Leslie and I live in an old house. Stuff breaks all the time. It usually doesn’t get noticed by anyone but me, and no one notices that I’ve fixed it. I can’t tell you how many rainy nights I’ve come home from work, long after dinnertime and the kids have gone to bed, and I remember that I’ve got to take out the trash. No one is even aware that I am out sloshing around, dutifully hauling mountains of trash to the curb. Sometimes I just need a doggie treat.
When Leslie was pregnant with our youngest, she convinced me that some study declared cat poop dangerous to pregnant women, so I got duped into changing the cat litter every week. Our youngest just turned four, and somehow, I still have the job. You can imagine how much I enjoy this every week. It turns into a Sunday night chore, which is when I remember it. When I was changing the litter last Sunday night, Leslie yelled down to the basement to let me know that The Sopranos was about to start. Thanks, honey.
We’re men. We do our best. We’re not selfish. Just clueless.
So far, Perry Steiner’s post has garnered 201 comments. Many of them, from women, read like this:
You want a medal for taking out the trash? For cleaning out the litter box? Whose job should this be, since you’re so clearly miffed and resentful that it’s yours? You want special recognition for going to your kids’ sporting events? What kind of ‘credit’ are you looking for? This is a chore to you, a burden?…
I agree with one thing you wrote: You are clueless. Exactly what did you think you signed on for when you became a husband and a dad?
Oh my, life in a militant feminist household.
But there were some comments like this one, from a wife:
We may complain about the guys but deep down we still love you all. I hate to admit it, but some of the problem with this subject is that a lot of women want things done their way. If the cooking were left to my husband, we would only eat 3 different things. So, I’m not happy with the amount of cooking I do. I realize that he isn’t refusing or expecting me to do it all, he just isn’t doing it MY way. It’s not fair to expect him to be me.
And like this one, from a husband:
In my house, we never take the other for granted.

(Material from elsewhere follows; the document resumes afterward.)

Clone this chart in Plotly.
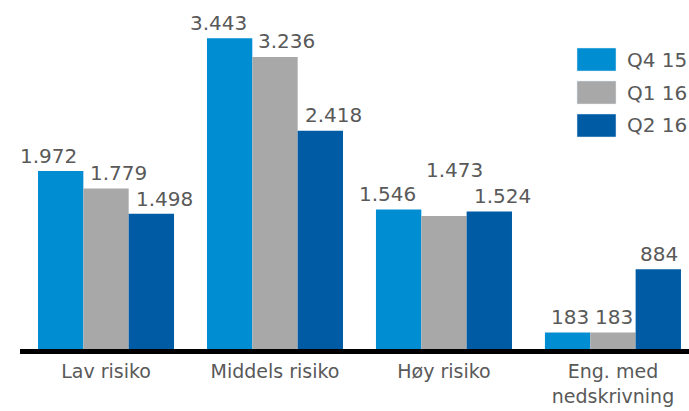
import plotly.graph_objects as go

# Categories and series
categories = ["Lav risiko", "Middels risiko", "Høy risiko", "Eng. med<br>nedskrivning"]
series_names = ["Q4 15", "Q1 16", "Q2 16"]
q4_15 = [1972, 3443, 1546, 183]
q1_16 = [1779, 3236, 1473, 183]
q2_16 = [1498, 2418, 1524, 884]
series_values = [q4_15, q1_16, q2_16]

colors = ["#008DD2", "#A8A8A8", "#005BA5"]
text_color = "#595959"
font_family = "DejaVu Sans"

# Label nudges (pixels) so the value labels sit as in the layout
label_dx = [[-12, -11, -11, 2], [12, 12, 11, 1], [13, 13, 13, 1]]
label_dy = [[15, 15, 15, 15], [15, 16, 46, 15], [15, 16, 15, 15]]

bargap = 0.195
n_series = len(series_values)
bar_w = (1 - bargap) / n_series

def fmt(v):
    return f"{v:,}".replace(",", ".")

x_pos = list(range(len(categories)))

fig = go.Figure()
for name, vals, col in zip(series_names, series_values, colors):
    fig.add_trace(go.Bar(
        x=x_pos, y=vals, name=name,
        marker=dict(color=col, line=dict(width=0)),
        showlegend=False,
    ))

annotations = []
for i, vals in enumerate(series_values):
    for k, v in enumerate(vals):
        annotations.append(dict(
            x=k + (i - (n_series - 1) / 2) * bar_w, y=v,
            xref="x", yref="y",
            text=fmt(v), showarrow=False,
            xanchor="center", yanchor="middle",
            xshift=label_dx[i][k], yshift=label_dy[i][k],
            font=dict(family=font_family, size=20, color=text_color),
        ))

# Legend: large swatches with labels at the upper right
shapes = []
leg_top = 48
for i, (name, col) in enumerate(zip(series_names, colors)):
    y0 = leg_top + i * 33
    y1 = y0 + 23
    shapes.append(dict(
        type="rect", xref="paper", yref="paper",
        x0=(577 - 20) / 669, x1=(616 - 20) / 669,
        y0=(349 - y1) / 349, y1=(349 - y0) / 349,
        fillcolor=col, line=dict(color="#DDEEF8", width=0.5),
    ))
    annotations.append(dict(
        x=(625 - 20) / 669, y=(349 - (y0 + y1) / 2) / 349,
        xref="paper", yref="paper", text=name, showarrow=False,
        xanchor="left", yanchor="middle",
        font=dict(family=font_family, size=20, color=text_color),
    ))

fig.update_layout(
    width=689, height=411,
    margin=dict(l=20, r=0, t=0, b=62),
    paper_bgcolor="white", plot_bgcolor="white",
    barmode="group", bargap=bargap, bargroupgap=0,
    annotations=annotations, shapes=shapes,
    font=dict(family=font_family, size=20, color=text_color),
)
fig.update_xaxes(
    range=[-0.509, 3.45],
    tickvals=x_pos, ticktext=categories,
    showline=True, linecolor="black", linewidth=5,
    ticks="", showgrid=False, zeroline=False,
    ticklabelstandoff=1, automargin=False,
    tickfont=dict(family=font_family, size=19, color=text_color),
)
fig.update_yaxes(
    range=[0, 3867], visible=False, showgrid=False, zeroline=False,
    automargin=False,
)

fig.write_html("out.html")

If I cook dinner, the wife thanks me for cooking. If she cleans up, I thank her for cleaning. If I empty the dishwasher, she thanks me for doing it. If she makes the kids’ lunches for the next day, I thank her for doing it. If she breaks something, I thank her. When I fix it, she thanks me. It’s simple.
And this one, from another husband:
Good grief, man! Stand up for yourself! Would you say to your kids, ‘Sorry I don’t live up to your Mom’s expectations of what a father and husband should be, but I’m stupid.’ Saying to the entire Internet that you and all men (by the way, I really resent inclusion in your group) are ‘clueless’ amounts to the same thing.
It all made me glad to be a conservative woman married to a conservative guy. Since I believe the sexes are intrinsically different, I know that my husband and I have radically different minimum standards of gracious living.
My husband, too, would cook exactly the same two or three different dishes every single night if he were in charge of the cooking. We’d eat standing up right from the pot on the stove–because it saves a lot of dirty dishes, plus we wouldn’t have to wipe off the table afterwards. Cloth napkins? Candles? Fresh flowers? Forget ’em. Clean sheets and towels? Oh, maybe every six months or so. And why bother making the bed–because you just get into it again a few hours later? And how often do you really need to vacuum?
So, I could nag, nag, nag for us to split the housework (my idea of what needs to be done, of course) down the middle, giving my husband a “healthy dose” of verbal “beatings.” I could be resentful and miserable and make him resentful and miserable, too.
Or I could be grateful for the many things he does do for me–such as when I broke my wrist last fall, and he raced to the emergency room to be at my side for the ten full hours I spent lying on a gurney. And I could be grateful for his own gratitude for “making a beautiful home for me,” as he tells me nearly every day.
Yes, I do all the cooking, all the laundry, and most of the washing up. But I’m a woman, and these are the things I care about. He’s a man, and I don’t expect him to do anything but appreciate what I do. So–I could turn my house into an ideological battlefield like the Steiner household. But I’m awfully glad that I’m a conservative, so I don’t have to.